The algorithm is robust for multilingual text detection. For the MSRA-TD500 dataset, the text contained in it is long and large, so large input cannot improve the performance. Therefore, we simply adjusted the height of the test images to 512 or 736 to fit our model. Table 5 shows the comparison results between this method and other advanced methods. The algorithm has high precision, recall, and F-measure, which is an advantage over most other existing algorithms on the MSRA-TD500 dataset. In this paper, “CSFF-ResNeDt-50 (ResNeDt-50+Cross-Level FPN+DB)” is superior to previous methods in terms of accuracy. For the accuracy, “CSFF-ResNeDt-50” exceeds the previous advanced method by 2.8%. With a lightweight backbone, “CSFF-ResNeDt-18 (512 × 512)” achieves a comparative accuracy compared to the most classic algorithm (Liu et al., 2018) (82.9 vs. 83.0). This proves that our model is robust for multilingual detection and can actually be used in complex natural scenarios. To summarize, this framework performs better than other existing methods in performing scene text detection tasks, and has a superior performance, and can effectively and accurately detect texts.
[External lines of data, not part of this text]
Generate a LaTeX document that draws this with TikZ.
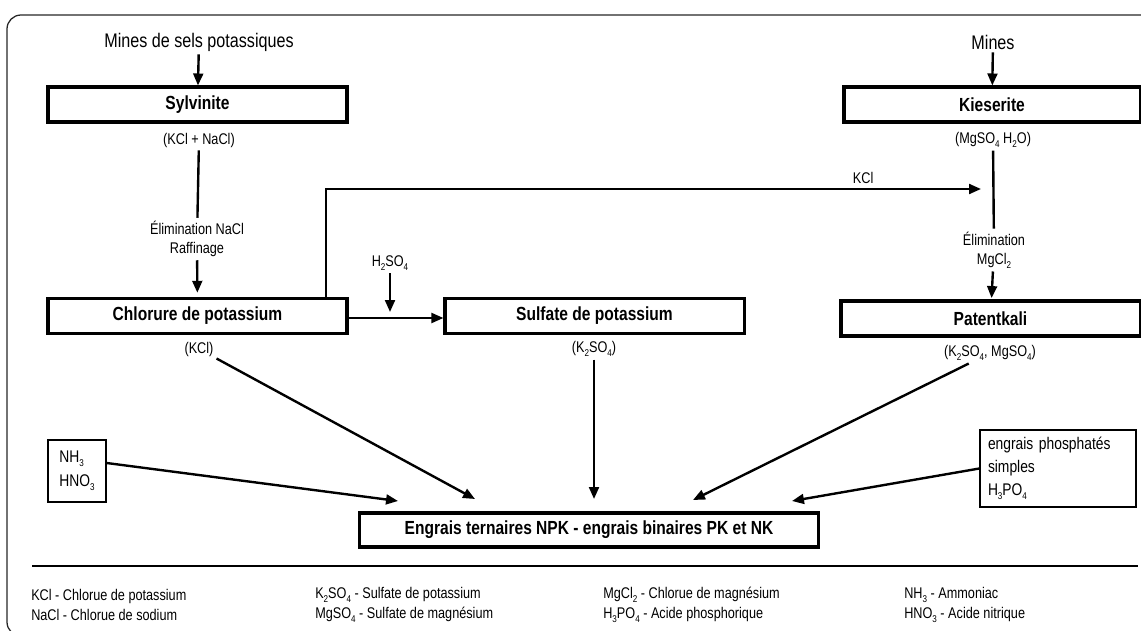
\documentclass[tikz,border=0pt]{standalone}
\usepackage{fontspec}
\setmainfont{Liberation Sans}[FakeStretch=0.82]
\usetikzlibrary{calc, positioning, arrows.meta}
\newcommand{\chs}[1]{\raisebox{-0.45ex}{\scriptsize #1}}

\begin{document}
\begin{tikzpicture}[
        x=0.025cm, y=-0.025cm,
        box/.style={rectangle, draw=black, line width=2.2pt,
                    minimum width=7.475cm, minimum height=0.875cm,
                    align=center, font=\bfseries\fontsize{13.5}{16}\selectfont, inner sep=2pt},
        inbox/.style={rectangle, draw=black, line width=1pt,
                    align=left, font=\fontsize{12}{16.5}\selectfont},
        lbl/.style={align=center, font=\fontsize{11}{14}\selectfont, inner sep=2pt},
        head/.style={font=\fontsize{14}{16}\selectfont, inner sep=2pt},
        leg/.style={anchor=west, align=left, font=\fontsize{11}{14.2}\selectfont, inner sep=0pt},
        arrow/.style={-{Triangle[length=8.5pt, width=7pt]}, line width=1.7pt},
        link/.style={line width=1.7pt},
    ]
    \useasboundingbox (0,0) rectangle (1141,630);
    \begin{scope}
        \clip (0,0) rectangle (1141,630);
        \draw[line width=0.9pt, black!85, rounded corners=0.35cm] (7,15) rectangle (1170,636);
    \end{scope}

    % ====== gauche : sels potassiques ======
    \node[head] (minesL) at (199,42) {Mines de sels potassiques};
    \node[box] (sylv) at (197.5,104.5) {Sylvinite};
    \node[lbl] (sylvf) at (199,140) {(KCl + NaCl)};
    \node[lbl] (elimA) at (197,239) {Élimination NaCl\\Raffinage};
    \node[box] (chlor) at (197.5,316) {Chlorure de potassium};
    \node[lbl] (chlorf) at (199,349) {(KCl)};

    % ====== milieu ======
    \node[lbl] (acid) at (390,263) {H\chs{2}SO\chs{4}};
    \node[box] (sulf) at (594.5,316) {Sulfate de potassium};
    \node[lbl] (sulff) at (594,349) {(K\chs{2}SO\chs{4})};

    % ====== droite : kieserite ======
    \node[head] (minesR) at (993,42) {Mines};
    \node[box, minimum width=7.4cm] (kies) at (992,104.5) {Kieserite};
    \node[lbl] (kiesf) at (993,140) {(MgSO\chs{4} H\chs{2}O)};
    \node[lbl] (elimB) at (994,250) {Élimination\\MgCl\chs{2}};
    \node[box] (pat) at (990.5,318.5) {Patentkali};
    \node[lbl] (patf) at (990,353) {(K\chs{2}SO\chs{4}, MgSO\chs{4})};

    % ====== bas ======
    \node[inbox, minimum width=1.45cm, minimum height=1.55cm, font=\fontsize{12}{17}\selectfont] (nbox) at (77,471) {NH\chs{3}\\HNO\chs{3}};
    \node[inbox, text width=3.5cm, inner xsep=0.2cm, inner ysep=5pt] (pbox) at (1058,468.5) {engrais phosphatés\\simples\\H\chs{3}PO\chs{4}};
    \node[box, minimum width=11.45cm, minimum height=0.85cm] (npk) at (589,530) {Engrais ternaires NPK - engrais binaires PK et NK};

    % ====== flèches ======
    \draw[arrow] (minesL) -- (sylv);
    \draw[link] (sylvf) -- (elimA);
    \draw[arrow, shorten >=3pt] (elimA) -- (chlor);
    \draw[arrow] (chlor.east |- 0,318) coordinate (cE) -- (sulf.west |- cE);
    \coordinate (mix) at (390,312);
    \draw[arrow] (acid) -- (mix);

    \coordinate (kclup) at (326,189);
    \coordinate (kclend) at (981,189);
    \draw[arrow] (chlor.north -| kclup) -- (kclup) -- (kclend)
        node[lbl, pos=0.82, above=1pt] (kcl) {KCl};

    \draw[arrow] (minesR) -- (kies);
    \draw[link] (kiesf) -- (elimB);
    \draw[arrow, shorten >=1pt] (elimB) -- (pat);

    % vers les engrais composés
    \coordinate (inA) at (398,501);
    \coordinate (inB) at (475,499);
    \coordinate (inC) at (594,499);
    \coordinate (inD) at (693,500);
    \coordinate (inE) at (792,501);
    \draw[arrow] ($(nbox.east)+(0,-8)$) -- (inA);
    \draw[arrow] (chlorf) -- (inB);
    \draw[arrow] (sulff) -- (inC);
    \draw[arrow] (patf) -- (inD);
    \draw[arrow] (pbox.west) -- (inE);

    % ====== légende ======
    \draw[line width=1.8pt] (32,566) -- (1138,566);
    \node[leg] (legA) at (31,605) {KCl - Chlorue de potassium\\NaCl - Chlorue de sodium};
    \node[leg] (legB) at (315,605) {K\chs{2}SO\chs{4} - Sulfate de potassium\\MgSO\chs{4} - Sulfate de magnésium};
    \node[leg] (legC) at (603,605) {MgCl\chs{2} - Chlorue de magnésium\\H\chs{3}PO\chs{4} - Acide phosphorique};
    \node[leg] (legD) at (904,605) {NH\chs{3} - Ammoniac\\HNO\chs{3} - Acide nitrique};
\end{tikzpicture}
\end{document}
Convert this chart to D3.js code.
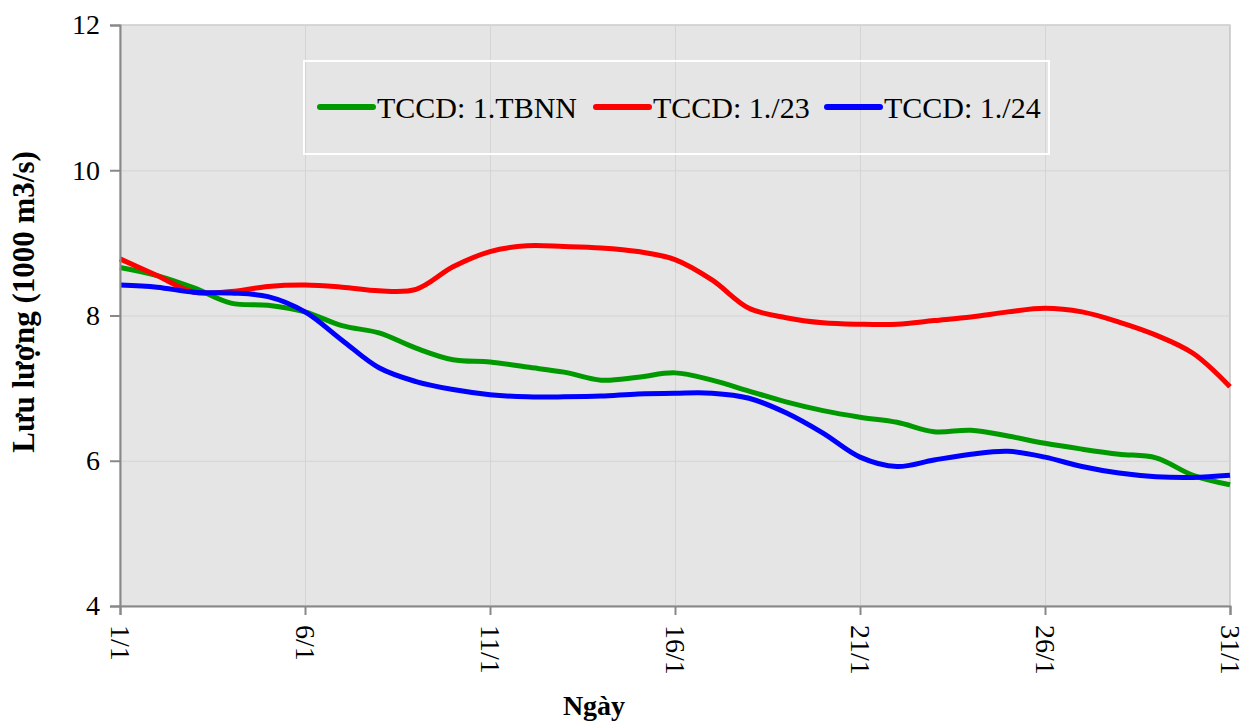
<!DOCTYPE html>
<html>
<head>
<meta charset="utf-8">
<script src="https://cdn.jsdelivr.net/npm/d3@7/dist/d3.min.js"></script>
<style>
  html, body { margin: 0; padding: 0; background: #fff; }
  svg text { font-family: "Liberation Serif", "DejaVu Serif", serif; }
</style>
</head>
<body>
<svg id="chart"></svg>
<script>
/* Data */
const days = d3.range(1, 32);
const tbnn = [8.66, 8.55, 8.38, 8.17, 8.14, 8.05, 7.86, 7.76, 7.55, 7.39, 7.36, 7.29, 7.22, 7.11, 7.15, 7.21,
              7.11, 6.96, 6.81, 6.69, 6.60, 6.53, 6.40, 6.42, 6.34, 6.24, 6.16, 6.09, 6.04, 5.80, 5.67];
const y23 = [8.78, 8.55, 8.32, 8.33, 8.40, 8.42, 8.39, 8.34, 8.36, 8.67, 8.88, 8.96, 8.95, 8.93, 8.88, 8.77,
             8.49, 8.10, 7.97, 7.90, 7.88, 7.88, 7.93, 7.98, 8.05, 8.10, 8.05, 7.91, 7.73, 7.48, 7.02];
const y24 = [8.42, 8.39, 8.32, 8.31, 8.26, 8.05, 7.66, 7.28, 7.09, 6.98, 6.91, 6.88, 6.88, 6.89, 6.92, 6.93,
             6.93, 6.86, 6.66, 6.38, 6.05, 5.92, 6.01, 6.09, 6.13, 6.05, 5.92, 5.83, 5.78, 5.77, 5.80];
const seriesNames = ["TCCD: 1.TBNN", "TCCD: 1./23", "TCCD: 1./24"];
const seriesColors = ["#009900", "#ff0000", "#0000ff"];
const xTicks = [1, 6, 11, 16, 21, 26, 31];
const xTickLabels = ["1/1", "6/1", "11/1", "16/1", "21/1", "26/1", "31/1"];
const yTicks = [4, 6, 8, 10, 12];

const series = [tbnn, y23, y24].map((vals, i) => ({
    name: seriesNames[i],
    color: seriesColors[i],
    values: vals.map((v, j) => ({ day: days[j], v: v }))
}));

/* Dimensions */
const W = 1254, H = 724;
const margin = { top: 25, right: 24, bottom: 118, left: 120 };
const width = W - margin.left - margin.right;
const height = H - margin.top - margin.bottom;
const serif = '"Liberation Serif", "DejaVu Serif", serif';

const svg = d3.select("#chart").attr("width", W).attr("height", H);
const g = svg.append("g").attr("transform", `translate(${margin.left},${margin.top})`);

/* Scales */
const x = d3.scaleLinear().domain([1, 31]).range([0, width]);
const y = d3.scaleLinear().domain([4, 12]).range([height, 0]);

/* Plot background */
g.append("rect")
    .attr("width", width).attr("height", height)
    .attr("fill", "#e5e5e5")
    .attr("stroke", "#b0b0b0").attr("stroke-width", 1);

/* Grid lines */
g.append("g")
    .call(d3.axisLeft(y).tickValues(yTicks).tickSize(-width).tickFormat(""))
    .call(s => s.select(".domain").remove())
    .selectAll("line").attr("stroke", "#d4d4d4").attr("stroke-width", 1);
g.append("g")
    .attr("transform", `translate(0,${height})`)
    .call(d3.axisBottom(x).tickValues(xTicks).tickSize(-height).tickFormat(""))
    .call(s => s.select(".domain").remove())
    .selectAll("line").attr("stroke", "#d4d4d4").attr("stroke-width", 1);

/* Legend box */
const legend = g.append("g").attr("transform", `translate(${304 - margin.left},${61 - margin.top})`);
legend.append("rect")
    .attr("width", 745).attr("height", 93)
    .attr("fill", "none").attr("stroke", "#ffffff").attr("stroke-width", 2);
const legendX = [16, 292, 523];
series.forEach((s, i) => {
    const item = legend.append("g").attr("transform", `translate(${legendX[i]},46)`);
    item.append("line")
        .attr("x1", 0).attr("x2", 53)
        .attr("stroke", s.color).attr("stroke-width", 6).attr("stroke-linecap", "round");
    item.append("text")
        .attr("x", 57).attr("dy", "0.35em")
        .style("font-family", serif)
        .style("font-size", "30px")
        .text(s.name);
});

/* Lines */
const line = d3.line()
    .x(d => x(d.day))
    .y(d => y(d.v))
    .curve(d3.curveCatmullRom.alpha(0.5));

g.selectAll(".series")
    .data(series)
    .join("path")
      .attr("class", "series")
      .attr("fill", "none")
      .attr("stroke", d => d.color)
      .attr("stroke-width", 5)
      .attr("stroke-linejoin", "round")
      .attr("d", d => line(d.values));

/* Axes */
const axisColor = "#888888";
const yAxis = g.append("g")
    .call(d3.axisLeft(y).tickValues(yTicks).tickSize(10).tickPadding(10).tickFormat(d3.format("d")));
yAxis.select(".domain").attr("stroke", axisColor).attr("stroke-width", 2);
yAxis.selectAll("line").attr("stroke", axisColor).attr("stroke-width", 2);
yAxis.selectAll("text")
    .style("font-size", "28px").style("font-family", serif).attr("fill", "#000");

const xAxis = g.append("g")
    .attr("transform", `translate(0,${height})`)
    .call(d3.axisBottom(x).tickValues(xTicks).tickSize(9).tickFormat((d, i) => xTickLabels[i]));
xAxis.select(".domain").attr("stroke", axisColor).attr("stroke-width", 2);
xAxis.selectAll("line").attr("stroke", axisColor).attr("stroke-width", 2);
xAxis.selectAll("text")
    .attr("transform", "rotate(90)")
    .attr("x", 19).attr("y", 0).attr("dy", "0.35em")
    .attr("text-anchor", "start")
    .style("font-size", "28px").style("font-family", serif).attr("fill", "#000");

/* Axis titles */
svg.append("text")
    .attr("x", 594).attr("y", 715)
    .attr("text-anchor", "middle")
    .style("font-family", serif)
    .style("font-size", "28px").style("font-weight", "bold")
    .text("Ngày");

svg.append("text")
    .attr("transform", "translate(34,302) rotate(-90)")
    .attr("text-anchor", "middle")
    .style("font-family", serif)
    .style("font-size", "31px").style("font-weight", "bold")
    .text("Lưu lượng (1000 m3/s)");
</script>
</body>
</html>
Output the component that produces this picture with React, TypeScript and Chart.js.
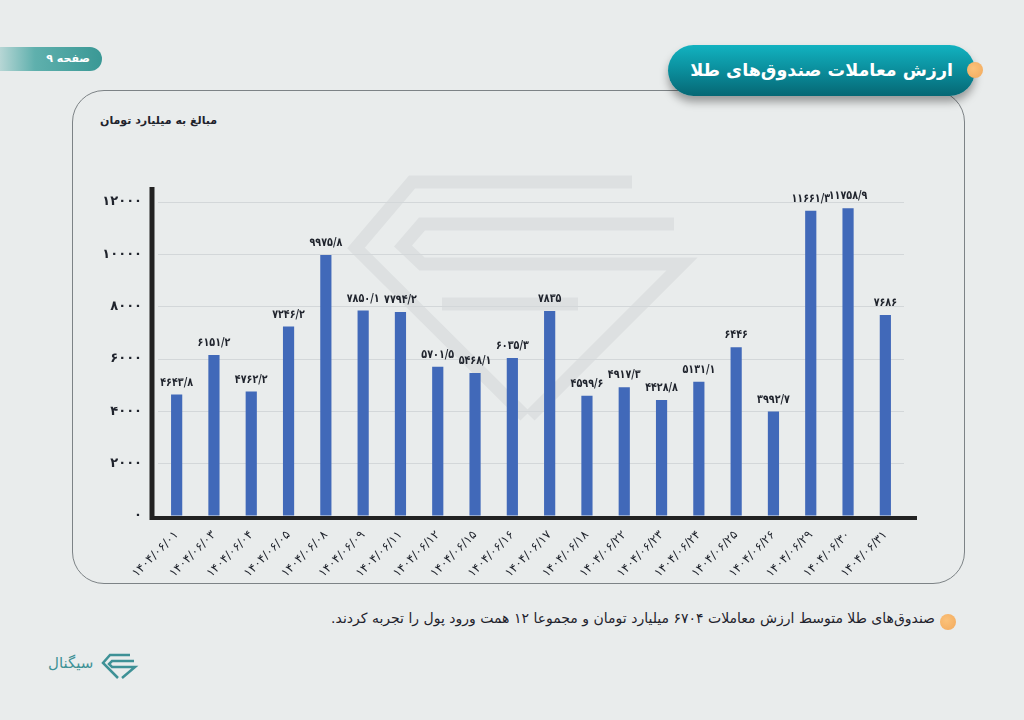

In the multilingual dataset, MSRA-TD500, the feature information of various texts is quite different. For example, the proportion of English text shapes is relatively small, and the white space between texts is large. Chinese text shapes are complex, and the overall proportion is relatively large. One of the advantages of CSFF-Net in this paper is that it is designed for multi-scale changes of texts, so it is sensitive to the feature information of multilingual texts and can detect texts well.

5. Discussion

Aiming at the problem of insufficient feature information extraction in complex background image classification, this paper proposes a structure for detecting arbitrary shape text in a complex background environment and successfully detects arbitrary shape text examples. The proposed Cross-Level Feature Pyramid Network (Cross-Level FPN) plays a crucial role in the training process and is used for effective feature reuse and fusion of multi-scale contextual information. Model detection accuracy is improved by using a deep weighted convolution module and a 3D-Attention module for the backbone feature extraction network to highlight the representation of important information. The efficiency and universality of our approach have been demonstrated in publicly available scene text datasets, including long, curved, oriented, and multilingual text cases. The experiments showed the superior performance of this method and have a comparable performance compared to more advanced methods. As we deepen the depth of the network to some extent and increase the multi-scale calculation, resulting in a slight increase in time during training, but it has little impact on the detection efficiency and can achieve a real-time detection effect, and the network should be further optimized in the subsequent work.

For the next step in the future, we hope that the end-to-end recognition model can be used to train this model, and we can see if its performance, robustness, and generalization ability can be transformed into a better scene text recognition system so that it can be further applied to a wider natural environment.